Global streaming companies have challenged new rules in Canada that force them to share a part of their local revenue for local news.
Streaming giants said Canada’s federal government had acted unreasonably and provided no legal basis for the demand to share their revenue, Reuters news report said.
In June, Canadian Radio-television and Telecommunications Commission (CRTC), the broadcasting regulator, said major online streaming services (SVoD) must contribute 5 percent of their Canadian revenues to support the domestic broadcasting system, including news generation.
Canada’s video streaming market is expected to reach $2.53 billion by 2024 with an annual growth rate (CAGR 2024-2027) of 11.42 percent.

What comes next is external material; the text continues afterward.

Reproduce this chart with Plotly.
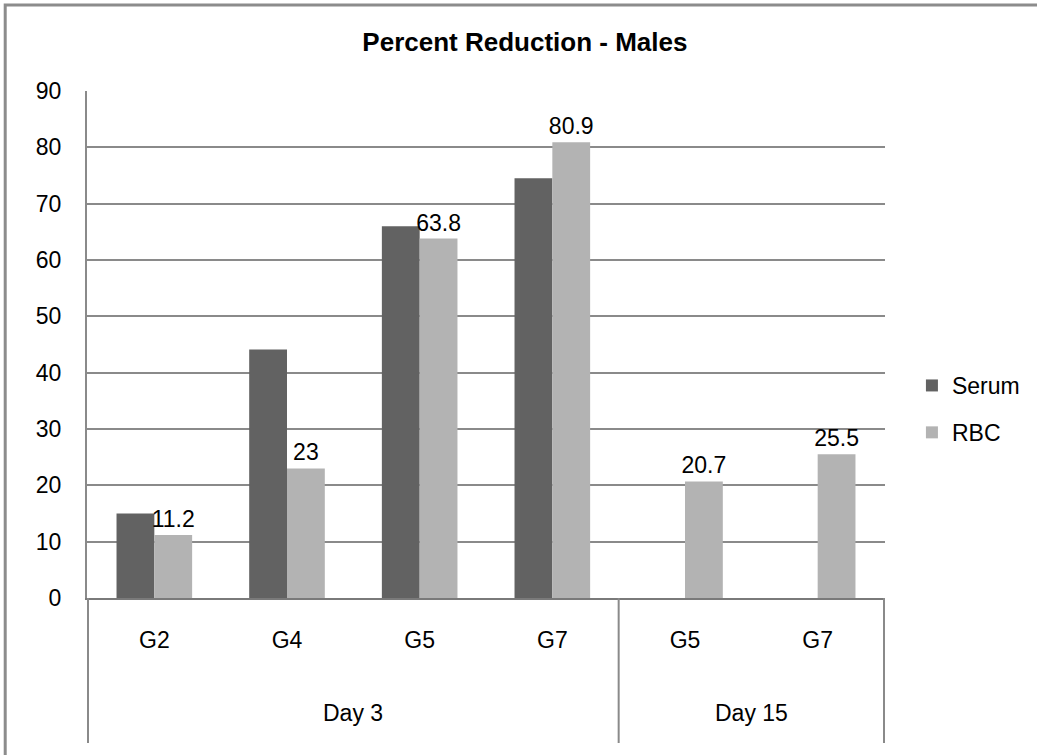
import plotly.graph_objects as go

days = ["Day 3", "Day 3", "Day 3", "Day 3", "Day 15", "Day 15"]
groups = ["G2", "G4", "G5", "G7", "G5", "G7"]
serum = [15.0, 44.1, 66.0, 74.5, None, None]
rbc = [11.2, 23, 63.8, 80.9, 20.7, 25.5]
rbc_labels = ["11.2", "23", "63.8", "80.9", "20.7", "25.5"]
day_names = ["Day 3", "Day 15"]

W, H = 1037, 755
L, R, T, B = 87, 150, 91, 157
PW, PH = W - L - R, H - T - B

ids = [f"{d} {g}" for d, g in zip(days, groups)]
FONT = "Liberation Sans, Arial, sans-serif"
GRID = "#8a8a8a"

fig = go.Figure()
fig.add_trace(go.Bar(x=ids, y=serum, name="Serum", marker_color="#626262",
                     marker_line_width=0, legendgroup="a"))
fig.add_trace(go.Bar(x=ids, y=rbc, name="RBC", marker_color="#b3b3b3",
                     marker_line_width=0, legendgroup="b",
                     text=rbc_labels, textposition="outside",
                     constraintext="none",
                     textfont=dict(size=23, color="black", family=FONT),
                     cliponaxis=False))


def py(pix):
    return (T + PH - pix) / PH


def px(pix):
    return (pix - L) / PW


shapes = []
# outer frame (left and top visible)
shapes.append(dict(type="rect", xref="paper", yref="paper",
                   x0=px(5), x1=px(W + 50), y0=py(H + 50), y1=py(5),
                   line=dict(color="#8c8c8c", width=3), layer="below"))
# group dividers below axis
bounds = [-0.5]
for i in range(1, len(days)):
    if days[i] != days[i - 1]:
        bounds.append(i - 0.5)
bounds.append(len(days) - 0.5)
for b in bounds:
    shapes.append(dict(type="line", xref="x", yref="paper", x0=b, x1=b,
                       y0=0, y1=py(743), line=dict(color=GRID, width=2)))

annotations = []
for dn in day_names:
    idx = [i for i, d in enumerate(days) if d == dn]
    annotations.append(dict(text=dn, xref="x", yref="paper",
                            x=sum(idx) / len(idx), y=py(713),
                            showarrow=False, yanchor="middle",
                            font=dict(size=23, color="black", family=FONT)))

fig.update_layout(
    width=W, height=H,
    margin=dict(l=L, r=R, t=T, b=B),
    paper_bgcolor="white", plot_bgcolor="white",
    font=dict(family=FONT, size=23, color="black"),
    title=dict(text="<b>Percent Reduction - Males</b>", x=px(526), xref="paper",
               xanchor="center", y=1 - 42 / H, yanchor="middle",
               font=dict(size=26, color="black", family=FONT)),
    barmode="group", bargap=0.43, bargroupgap=0,
    showlegend=True,
    legend=dict(x=px(914), xanchor="left", y=py(364), yanchor="top",
                font=dict(size=23, color="black", family=FONT),
                tracegroupgap=14, bgcolor="rgba(0,0,0,0)"),
    shapes=shapes, annotations=annotations,
)
fig.update_yaxes(range=[0, 90], dtick=10, showgrid=True, gridcolor=GRID,
                 gridwidth=1.5, zeroline=False, showline=True, linecolor=GRID,
                 linewidth=2, ticks="", ticklabelstandoff=19,
                 tickfont=dict(size=23, color="black", family=FONT))
fig.update_xaxes(tickvals=ids, ticktext=groups, showline=True, linecolor="#7a7a7a",
                 linewidth=2, ticks="", ticklabelstandoff=20, showgrid=False,
                 tickfont=dict(size=23, color="black", family=FONT))

fig.write_html("out.html", config={"displayModeBar": False},
               post_script="document.body.style.margin='0';"
                           "document.body.style.overflow='hidden';")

The size of the video streaming market in Canada will be reaching $3.50 billion by 2027, says Statista.
Motion Picture Association-Canada, which represents Netflix, Walt Disney and other video streaming companies, has filed applications in a federal court for leave to appeal the rules and ask for a judicial review.
“The decision does not reveal any basis for the CRTC’s conclusion that it is appropriate to require foreign online undertakings to contribute to news production,” it said in a legal filing.
“The CRTC acted unreasonably in compelling foreign online undertakings to contribute monies to support news production.”
CRTC earlier said the funding from video streaming companies though revenue sharing would be directed for supporting broadcasting system, such as local news on radio and television as well as French-language and Indigenous content.
The regulator has previously said the rules, which are due to become effective in September, will raise roughly C$200 million ($146 million) a year.
CRTC introduced the measure as part of a law passed last year by federal government to ensure online streaming services promote Canadian music and stories and support Canadian jobs.
Other streaming platforms in Canada are Paramount, Sony, NBCUniversal and Warner Bros Discovery.